[WHAT YOU NEED TO DO] Copy exactly the lines from the one containing "Write the Altair code for this chart." through the one containing "Serif', 'Noto Sans", both included, and nothing else.

>> start RECORDS FOR THE EXERCISE

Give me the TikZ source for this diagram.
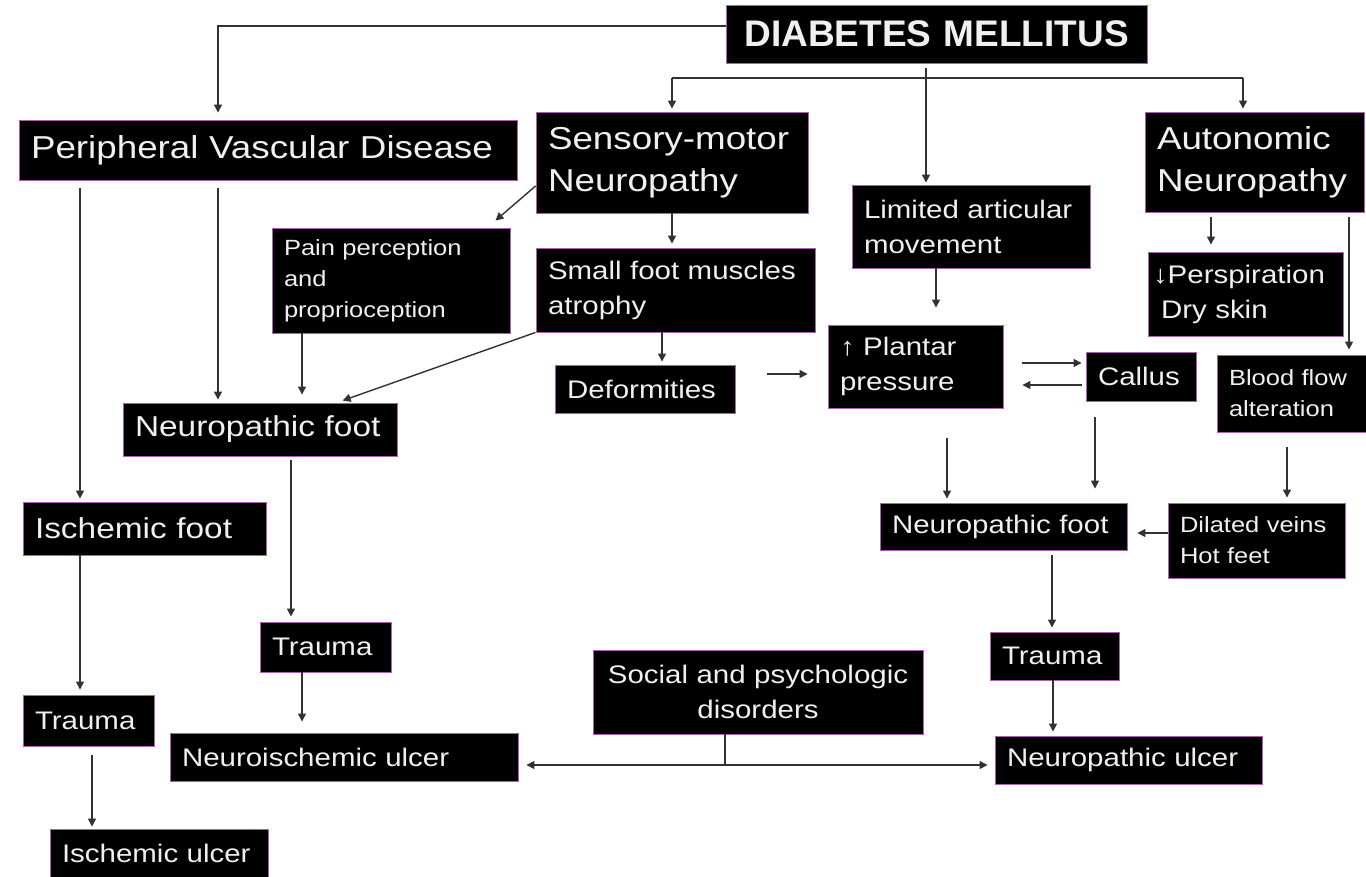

>> end RECORDS FOR THE EXERCISE
>> start RECORDS FOR THE EXERCISE

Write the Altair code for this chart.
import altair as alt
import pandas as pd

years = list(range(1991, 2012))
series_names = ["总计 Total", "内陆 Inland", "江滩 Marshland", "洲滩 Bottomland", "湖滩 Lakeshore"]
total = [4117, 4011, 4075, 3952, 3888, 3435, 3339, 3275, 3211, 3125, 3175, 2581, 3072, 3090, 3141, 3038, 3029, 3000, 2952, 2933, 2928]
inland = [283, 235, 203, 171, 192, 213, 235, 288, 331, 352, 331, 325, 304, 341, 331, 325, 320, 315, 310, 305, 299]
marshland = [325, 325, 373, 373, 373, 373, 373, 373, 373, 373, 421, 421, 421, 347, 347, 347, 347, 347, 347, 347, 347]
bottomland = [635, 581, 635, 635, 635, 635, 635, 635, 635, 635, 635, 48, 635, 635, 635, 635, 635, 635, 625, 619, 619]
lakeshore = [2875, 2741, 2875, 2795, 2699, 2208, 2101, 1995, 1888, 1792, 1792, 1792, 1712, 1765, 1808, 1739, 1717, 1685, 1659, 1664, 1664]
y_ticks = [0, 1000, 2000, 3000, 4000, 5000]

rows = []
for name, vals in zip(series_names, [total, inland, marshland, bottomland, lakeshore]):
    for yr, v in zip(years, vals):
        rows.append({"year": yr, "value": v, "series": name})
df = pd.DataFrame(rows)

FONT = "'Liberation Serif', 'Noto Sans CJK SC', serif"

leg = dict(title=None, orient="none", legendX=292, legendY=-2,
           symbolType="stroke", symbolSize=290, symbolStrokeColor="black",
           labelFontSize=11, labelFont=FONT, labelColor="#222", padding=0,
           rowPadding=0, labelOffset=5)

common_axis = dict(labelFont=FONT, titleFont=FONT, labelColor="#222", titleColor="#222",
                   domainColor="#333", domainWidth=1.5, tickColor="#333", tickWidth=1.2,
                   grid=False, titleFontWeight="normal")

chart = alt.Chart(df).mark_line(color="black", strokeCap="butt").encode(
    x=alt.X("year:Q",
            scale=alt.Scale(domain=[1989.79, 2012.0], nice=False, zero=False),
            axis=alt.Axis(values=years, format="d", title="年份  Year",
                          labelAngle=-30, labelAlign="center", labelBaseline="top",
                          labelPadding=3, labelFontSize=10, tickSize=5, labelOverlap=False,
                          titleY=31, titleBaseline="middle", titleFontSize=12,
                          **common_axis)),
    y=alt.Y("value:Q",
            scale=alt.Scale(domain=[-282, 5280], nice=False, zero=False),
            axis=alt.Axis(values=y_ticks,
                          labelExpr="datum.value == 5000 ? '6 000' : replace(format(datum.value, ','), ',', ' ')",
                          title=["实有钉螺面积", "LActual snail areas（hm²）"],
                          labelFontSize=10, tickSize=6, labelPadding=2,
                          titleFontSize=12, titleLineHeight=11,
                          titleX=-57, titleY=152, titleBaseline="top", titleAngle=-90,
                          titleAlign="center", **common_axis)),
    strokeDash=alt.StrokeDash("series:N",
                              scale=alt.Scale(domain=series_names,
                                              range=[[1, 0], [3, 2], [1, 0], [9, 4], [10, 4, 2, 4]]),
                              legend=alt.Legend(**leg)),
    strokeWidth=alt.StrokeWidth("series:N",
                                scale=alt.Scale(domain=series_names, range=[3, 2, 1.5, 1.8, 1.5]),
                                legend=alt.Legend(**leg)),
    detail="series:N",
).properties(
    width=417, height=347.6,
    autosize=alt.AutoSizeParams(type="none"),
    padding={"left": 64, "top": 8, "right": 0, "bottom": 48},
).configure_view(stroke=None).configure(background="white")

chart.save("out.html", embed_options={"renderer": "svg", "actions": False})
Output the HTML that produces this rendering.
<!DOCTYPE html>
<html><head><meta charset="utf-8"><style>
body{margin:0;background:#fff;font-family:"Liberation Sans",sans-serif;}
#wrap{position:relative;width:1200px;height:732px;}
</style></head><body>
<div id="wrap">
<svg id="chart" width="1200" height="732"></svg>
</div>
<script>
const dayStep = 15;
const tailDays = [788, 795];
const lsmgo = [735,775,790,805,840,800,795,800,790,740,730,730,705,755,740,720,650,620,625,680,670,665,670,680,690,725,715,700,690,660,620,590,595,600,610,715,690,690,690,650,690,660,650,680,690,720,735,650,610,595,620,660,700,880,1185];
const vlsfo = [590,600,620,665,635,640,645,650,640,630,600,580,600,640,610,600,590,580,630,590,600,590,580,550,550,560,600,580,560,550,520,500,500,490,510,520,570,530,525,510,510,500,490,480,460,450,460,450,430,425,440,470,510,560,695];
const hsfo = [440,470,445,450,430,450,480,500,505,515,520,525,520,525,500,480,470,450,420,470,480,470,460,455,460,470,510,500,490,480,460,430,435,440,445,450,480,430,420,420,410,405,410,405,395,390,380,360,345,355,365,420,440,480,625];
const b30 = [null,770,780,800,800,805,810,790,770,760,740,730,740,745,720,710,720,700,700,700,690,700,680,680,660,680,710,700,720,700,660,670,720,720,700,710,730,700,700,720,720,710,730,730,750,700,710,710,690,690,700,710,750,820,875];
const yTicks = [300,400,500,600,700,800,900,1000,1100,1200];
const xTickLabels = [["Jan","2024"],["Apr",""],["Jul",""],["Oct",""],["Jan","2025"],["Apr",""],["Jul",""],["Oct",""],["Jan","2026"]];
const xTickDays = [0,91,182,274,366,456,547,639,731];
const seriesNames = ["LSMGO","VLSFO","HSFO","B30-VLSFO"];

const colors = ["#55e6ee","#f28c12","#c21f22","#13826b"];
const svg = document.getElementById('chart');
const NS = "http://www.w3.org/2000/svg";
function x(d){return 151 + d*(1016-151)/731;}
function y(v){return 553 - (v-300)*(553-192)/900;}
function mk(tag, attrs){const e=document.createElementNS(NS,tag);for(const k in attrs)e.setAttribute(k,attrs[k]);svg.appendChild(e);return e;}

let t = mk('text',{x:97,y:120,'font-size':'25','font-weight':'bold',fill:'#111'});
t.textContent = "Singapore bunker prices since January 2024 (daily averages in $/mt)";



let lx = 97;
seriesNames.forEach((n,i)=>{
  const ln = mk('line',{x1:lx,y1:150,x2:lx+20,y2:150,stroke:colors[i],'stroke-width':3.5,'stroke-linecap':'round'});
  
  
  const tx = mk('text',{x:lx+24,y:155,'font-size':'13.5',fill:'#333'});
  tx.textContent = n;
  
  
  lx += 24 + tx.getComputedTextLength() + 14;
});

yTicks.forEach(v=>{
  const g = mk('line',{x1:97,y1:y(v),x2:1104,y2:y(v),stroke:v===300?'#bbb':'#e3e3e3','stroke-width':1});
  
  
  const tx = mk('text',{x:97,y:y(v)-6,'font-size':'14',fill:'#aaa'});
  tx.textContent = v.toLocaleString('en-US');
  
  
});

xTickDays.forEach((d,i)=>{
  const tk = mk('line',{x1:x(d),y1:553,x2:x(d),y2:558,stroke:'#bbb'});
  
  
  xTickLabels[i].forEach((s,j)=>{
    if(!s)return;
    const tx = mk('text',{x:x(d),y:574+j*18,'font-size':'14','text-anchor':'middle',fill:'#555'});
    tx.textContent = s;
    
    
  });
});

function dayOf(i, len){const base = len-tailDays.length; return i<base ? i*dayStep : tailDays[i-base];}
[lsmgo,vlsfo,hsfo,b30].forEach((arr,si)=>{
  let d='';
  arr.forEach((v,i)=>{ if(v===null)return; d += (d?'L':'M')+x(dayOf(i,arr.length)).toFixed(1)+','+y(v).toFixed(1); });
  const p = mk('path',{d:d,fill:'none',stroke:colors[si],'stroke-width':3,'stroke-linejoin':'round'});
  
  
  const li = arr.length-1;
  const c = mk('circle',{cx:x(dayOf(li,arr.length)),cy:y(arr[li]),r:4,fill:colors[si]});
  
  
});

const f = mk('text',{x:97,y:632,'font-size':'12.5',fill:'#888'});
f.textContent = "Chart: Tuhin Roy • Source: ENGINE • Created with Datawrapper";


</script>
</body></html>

>> end RECORDS FOR THE EXERCISE

[TASK RESPONSE]
Write the Altair code for this chart.
import altair as alt
import pandas as pd

years = list(range(1991, 2012))
series_names = ["总计 Total", "内陆 Inland", "江滩 Marshland", "洲滩 Bottomland", "湖滩 Lakeshore"]
total = [4117, 4011, 4075, 3952, 3888, 3435, 3339, 3275, 3211, 3125, 3175, 2581, 3072, 3090, 3141, 3038, 3029, 3000, 2952, 2933, 2928]
inland = [283, 235, 203, 171, 192, 213, 235, 288, 331, 352, 331, 325, 304, 341, 331, 325, 320, 315, 310, 305, 299]
marshland = [325, 325, 373, 373, 373, 373, 373, 373, 373, 373, 421, 421, 421, 347, 347, 347, 347, 347, 347, 347, 347]
bottomland = [635, 581, 635, 635, 635, 635, 635, 635, 635, 635, 635, 48, 635, 635, 635, 635, 635, 635, 625, 619, 619]
lakeshore = [2875, 2741, 2875, 2795, 2699, 2208, 2101, 1995, 1888, 1792, 1792, 1792, 1712, 1765, 1808, 1739, 1717, 1685, 1659, 1664, 1664]
y_ticks = [0, 1000, 2000, 3000, 4000, 5000]

rows = []
for name, vals in zip(series_names, [total, inland, marshland, bottomland, lakeshore]):
    for yr, v in zip(years, vals):
        rows.append({"year": yr, "value": v, "series": name})
df = pd.DataFrame(rows)

FONT = "'Liberation Serif', 'Noto Sans CJK SC', serif"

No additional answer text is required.